Material for this exercise –
-*-*-

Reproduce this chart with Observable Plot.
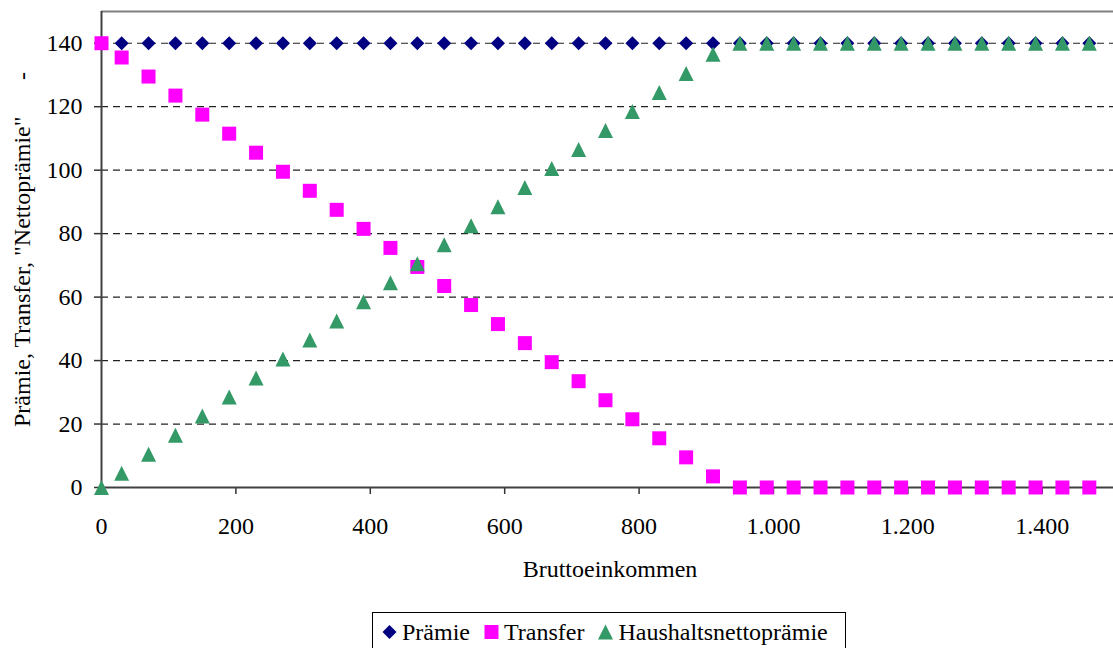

-*-*-

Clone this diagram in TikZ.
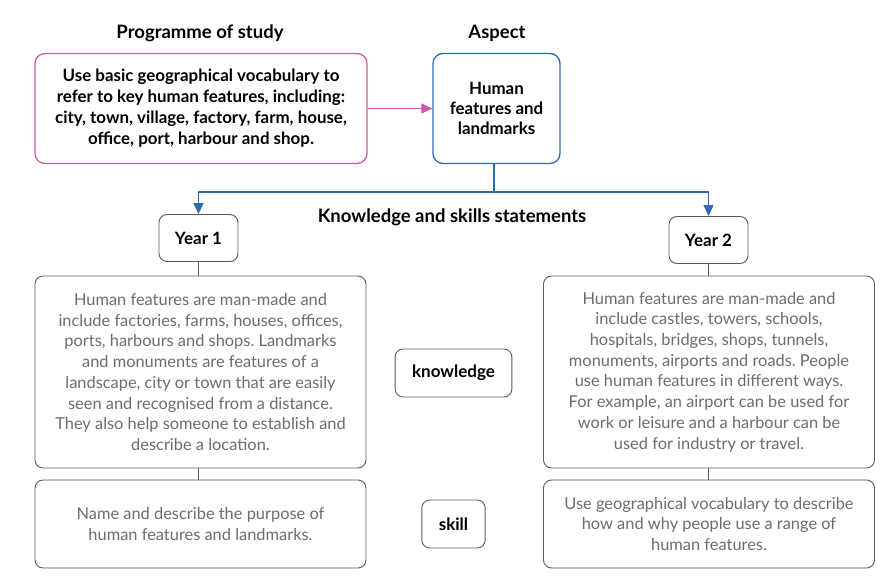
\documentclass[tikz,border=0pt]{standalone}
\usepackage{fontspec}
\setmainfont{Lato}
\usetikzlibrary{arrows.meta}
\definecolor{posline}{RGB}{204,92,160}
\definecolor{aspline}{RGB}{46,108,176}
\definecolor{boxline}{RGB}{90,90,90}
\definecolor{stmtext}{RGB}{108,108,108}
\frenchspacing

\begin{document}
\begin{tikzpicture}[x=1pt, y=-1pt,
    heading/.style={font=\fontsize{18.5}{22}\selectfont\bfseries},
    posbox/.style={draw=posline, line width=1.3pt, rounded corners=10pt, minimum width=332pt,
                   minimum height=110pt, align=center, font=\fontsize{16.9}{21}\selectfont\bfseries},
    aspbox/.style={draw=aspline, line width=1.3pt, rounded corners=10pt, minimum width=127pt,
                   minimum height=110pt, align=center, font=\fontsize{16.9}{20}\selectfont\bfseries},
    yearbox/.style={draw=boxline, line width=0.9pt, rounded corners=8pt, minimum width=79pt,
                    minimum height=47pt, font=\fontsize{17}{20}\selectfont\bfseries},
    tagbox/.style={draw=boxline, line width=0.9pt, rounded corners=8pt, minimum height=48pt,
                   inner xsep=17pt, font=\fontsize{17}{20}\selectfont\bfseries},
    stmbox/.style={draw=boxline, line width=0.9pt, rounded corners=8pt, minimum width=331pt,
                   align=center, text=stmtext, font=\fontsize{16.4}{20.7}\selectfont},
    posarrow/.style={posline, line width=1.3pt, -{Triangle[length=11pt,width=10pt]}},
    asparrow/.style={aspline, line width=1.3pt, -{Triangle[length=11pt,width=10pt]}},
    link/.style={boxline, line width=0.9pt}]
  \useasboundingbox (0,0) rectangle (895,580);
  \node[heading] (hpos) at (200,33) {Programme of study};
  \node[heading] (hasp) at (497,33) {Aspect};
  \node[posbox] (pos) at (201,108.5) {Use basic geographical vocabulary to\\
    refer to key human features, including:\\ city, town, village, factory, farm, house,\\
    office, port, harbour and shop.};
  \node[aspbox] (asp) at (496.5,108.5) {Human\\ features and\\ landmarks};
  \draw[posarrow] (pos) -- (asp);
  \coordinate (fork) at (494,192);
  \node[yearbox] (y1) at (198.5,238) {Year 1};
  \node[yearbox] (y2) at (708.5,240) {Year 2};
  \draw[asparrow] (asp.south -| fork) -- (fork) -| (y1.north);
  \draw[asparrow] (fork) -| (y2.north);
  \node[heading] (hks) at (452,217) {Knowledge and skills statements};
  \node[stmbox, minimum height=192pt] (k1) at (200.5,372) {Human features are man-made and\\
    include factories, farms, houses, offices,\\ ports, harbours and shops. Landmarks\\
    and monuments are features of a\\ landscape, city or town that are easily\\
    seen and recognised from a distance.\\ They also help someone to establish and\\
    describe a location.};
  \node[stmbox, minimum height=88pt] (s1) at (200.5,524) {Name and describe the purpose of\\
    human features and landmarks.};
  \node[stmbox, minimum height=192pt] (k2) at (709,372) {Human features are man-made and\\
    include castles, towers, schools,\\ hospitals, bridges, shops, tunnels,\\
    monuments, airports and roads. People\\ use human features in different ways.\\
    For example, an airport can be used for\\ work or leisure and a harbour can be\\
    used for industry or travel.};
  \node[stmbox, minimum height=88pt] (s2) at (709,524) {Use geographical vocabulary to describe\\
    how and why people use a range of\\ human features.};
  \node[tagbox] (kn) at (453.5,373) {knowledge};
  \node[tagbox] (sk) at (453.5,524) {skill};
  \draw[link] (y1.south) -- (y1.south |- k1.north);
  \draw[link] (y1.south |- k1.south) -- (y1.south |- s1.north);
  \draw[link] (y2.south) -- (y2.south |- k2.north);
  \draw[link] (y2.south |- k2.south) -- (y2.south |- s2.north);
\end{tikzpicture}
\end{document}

-*-*-

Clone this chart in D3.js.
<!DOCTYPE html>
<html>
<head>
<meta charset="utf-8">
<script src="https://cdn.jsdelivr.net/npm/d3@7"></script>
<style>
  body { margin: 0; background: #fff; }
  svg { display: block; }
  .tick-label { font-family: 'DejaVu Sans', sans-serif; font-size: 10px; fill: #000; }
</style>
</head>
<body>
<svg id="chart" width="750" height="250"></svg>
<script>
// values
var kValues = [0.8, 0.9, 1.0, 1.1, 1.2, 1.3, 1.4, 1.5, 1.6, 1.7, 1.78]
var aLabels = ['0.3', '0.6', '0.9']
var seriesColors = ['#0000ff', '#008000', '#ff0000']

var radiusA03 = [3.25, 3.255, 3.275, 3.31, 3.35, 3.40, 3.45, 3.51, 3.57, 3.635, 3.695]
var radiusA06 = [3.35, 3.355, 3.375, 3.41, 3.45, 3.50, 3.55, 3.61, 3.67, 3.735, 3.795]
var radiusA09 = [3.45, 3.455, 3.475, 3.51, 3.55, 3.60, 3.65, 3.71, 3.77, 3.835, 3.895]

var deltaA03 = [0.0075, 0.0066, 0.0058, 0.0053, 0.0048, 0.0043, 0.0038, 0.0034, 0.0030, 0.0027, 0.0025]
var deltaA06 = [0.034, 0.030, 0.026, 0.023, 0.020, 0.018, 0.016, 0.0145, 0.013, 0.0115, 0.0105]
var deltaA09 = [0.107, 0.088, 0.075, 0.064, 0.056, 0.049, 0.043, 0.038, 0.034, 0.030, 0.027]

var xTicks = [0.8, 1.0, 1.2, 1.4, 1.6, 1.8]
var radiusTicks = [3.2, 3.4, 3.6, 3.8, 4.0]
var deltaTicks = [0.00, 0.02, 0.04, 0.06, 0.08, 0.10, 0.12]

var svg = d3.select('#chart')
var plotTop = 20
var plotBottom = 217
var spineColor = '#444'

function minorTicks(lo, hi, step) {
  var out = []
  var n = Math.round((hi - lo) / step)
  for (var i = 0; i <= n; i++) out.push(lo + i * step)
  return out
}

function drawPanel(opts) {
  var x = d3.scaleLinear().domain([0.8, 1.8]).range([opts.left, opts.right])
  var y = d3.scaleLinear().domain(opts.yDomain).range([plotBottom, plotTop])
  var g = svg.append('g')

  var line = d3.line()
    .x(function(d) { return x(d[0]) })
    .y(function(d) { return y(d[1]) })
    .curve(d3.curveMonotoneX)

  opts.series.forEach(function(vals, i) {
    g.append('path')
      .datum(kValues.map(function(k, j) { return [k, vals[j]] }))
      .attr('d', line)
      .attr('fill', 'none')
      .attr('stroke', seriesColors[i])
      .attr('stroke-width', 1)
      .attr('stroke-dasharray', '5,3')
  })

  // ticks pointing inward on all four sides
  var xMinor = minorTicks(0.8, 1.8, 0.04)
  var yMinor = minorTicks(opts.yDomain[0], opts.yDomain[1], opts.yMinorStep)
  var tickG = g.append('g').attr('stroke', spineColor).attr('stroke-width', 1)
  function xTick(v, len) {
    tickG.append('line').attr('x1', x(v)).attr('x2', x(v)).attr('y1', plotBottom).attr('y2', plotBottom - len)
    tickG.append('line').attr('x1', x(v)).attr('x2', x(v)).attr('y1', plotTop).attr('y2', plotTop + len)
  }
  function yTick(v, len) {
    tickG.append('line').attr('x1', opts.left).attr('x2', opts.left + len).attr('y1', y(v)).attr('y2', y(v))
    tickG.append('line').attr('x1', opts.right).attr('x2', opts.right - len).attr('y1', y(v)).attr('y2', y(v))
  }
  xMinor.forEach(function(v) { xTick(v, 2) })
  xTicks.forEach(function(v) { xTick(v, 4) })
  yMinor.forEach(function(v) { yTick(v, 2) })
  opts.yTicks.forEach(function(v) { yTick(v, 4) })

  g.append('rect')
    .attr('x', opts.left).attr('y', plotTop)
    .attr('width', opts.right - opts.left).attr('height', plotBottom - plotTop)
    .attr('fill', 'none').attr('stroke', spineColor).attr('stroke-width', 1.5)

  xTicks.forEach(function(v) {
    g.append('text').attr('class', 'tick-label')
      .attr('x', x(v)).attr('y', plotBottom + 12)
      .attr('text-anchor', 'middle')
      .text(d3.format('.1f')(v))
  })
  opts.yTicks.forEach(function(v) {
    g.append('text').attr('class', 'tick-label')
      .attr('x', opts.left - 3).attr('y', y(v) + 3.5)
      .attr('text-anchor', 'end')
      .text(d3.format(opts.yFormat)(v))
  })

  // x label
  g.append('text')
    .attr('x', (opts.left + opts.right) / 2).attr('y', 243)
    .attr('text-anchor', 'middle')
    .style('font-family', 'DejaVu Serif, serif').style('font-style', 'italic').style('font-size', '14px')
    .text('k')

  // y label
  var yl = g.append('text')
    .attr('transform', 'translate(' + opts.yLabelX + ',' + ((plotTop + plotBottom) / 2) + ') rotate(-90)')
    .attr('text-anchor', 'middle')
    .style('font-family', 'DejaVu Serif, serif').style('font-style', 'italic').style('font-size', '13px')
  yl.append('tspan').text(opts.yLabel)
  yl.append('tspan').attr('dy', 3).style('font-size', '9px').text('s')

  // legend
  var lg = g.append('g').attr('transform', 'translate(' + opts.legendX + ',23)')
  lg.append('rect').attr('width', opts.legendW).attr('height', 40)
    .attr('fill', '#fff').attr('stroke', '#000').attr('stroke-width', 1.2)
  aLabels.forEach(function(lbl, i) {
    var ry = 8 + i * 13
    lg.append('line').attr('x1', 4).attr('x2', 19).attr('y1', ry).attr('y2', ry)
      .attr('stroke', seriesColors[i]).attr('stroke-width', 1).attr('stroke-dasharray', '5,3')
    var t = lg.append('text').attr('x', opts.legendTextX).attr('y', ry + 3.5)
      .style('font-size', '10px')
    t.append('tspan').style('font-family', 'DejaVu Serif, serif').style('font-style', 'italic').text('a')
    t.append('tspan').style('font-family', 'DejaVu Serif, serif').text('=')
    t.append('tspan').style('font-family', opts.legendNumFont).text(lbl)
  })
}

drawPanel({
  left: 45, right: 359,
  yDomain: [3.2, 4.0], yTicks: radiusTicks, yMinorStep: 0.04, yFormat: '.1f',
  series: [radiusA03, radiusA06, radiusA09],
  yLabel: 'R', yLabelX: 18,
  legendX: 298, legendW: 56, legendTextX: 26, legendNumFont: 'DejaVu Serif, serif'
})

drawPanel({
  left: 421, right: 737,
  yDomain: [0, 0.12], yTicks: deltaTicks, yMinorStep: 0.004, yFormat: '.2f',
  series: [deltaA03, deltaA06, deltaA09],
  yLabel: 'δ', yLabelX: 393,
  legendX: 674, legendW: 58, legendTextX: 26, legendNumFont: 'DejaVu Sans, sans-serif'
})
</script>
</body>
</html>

-*-*-

Exercise – Exactly those lines that run from the line with "Clone this chart in D3.js." through the line with "0.034, 0.030, 0.027]" are to be reproduced; both end lines belong to the range.

Solved exercise –
Clone this chart in D3.js.
<!DOCTYPE html>
<html>
<head>
<meta charset="utf-8">
<script src="https://cdn.jsdelivr.net/npm/d3@7"></script>
<style>
  body { margin: 0; background: #fff; }
  svg { display: block; }
  .tick-label { font-family: 'DejaVu Sans', sans-serif; font-size: 10px; fill: #000; }
</style>
</head>
<body>
<svg id="chart" width="750" height="250"></svg>
<script>
// values
var kValues = [0.8, 0.9, 1.0, 1.1, 1.2, 1.3, 1.4, 1.5, 1.6, 1.7, 1.78]
var aLabels = ['0.3', '0.6', '0.9']
var seriesColors = ['#0000ff', '#008000', '#ff0000']

var radiusA03 = [3.25, 3.255, 3.275, 3.31, 3.35, 3.40, 3.45, 3.51, 3.57, 3.635, 3.695]
var radiusA06 = [3.35, 3.355, 3.375, 3.41, 3.45, 3.50, 3.55, 3.61, 3.67, 3.735, 3.795]
var radiusA09 = [3.45, 3.455, 3.475, 3.51, 3.55, 3.60, 3.65, 3.71, 3.77, 3.835, 3.895]

var deltaA03 = [0.0075, 0.0066, 0.0058, 0.0053, 0.0048, 0.0043, 0.0038, 0.0034, 0.0030, 0.0027, 0.0025]
var deltaA06 = [0.034, 0.030, 0.026, 0.023, 0.020, 0.018, 0.016, 0.0145, 0.013, 0.0115, 0.0105]
var deltaA09 = [0.107, 0.088, 0.075, 0.064, 0.056, 0.049, 0.043, 0.038, 0.034, 0.030, 0.027]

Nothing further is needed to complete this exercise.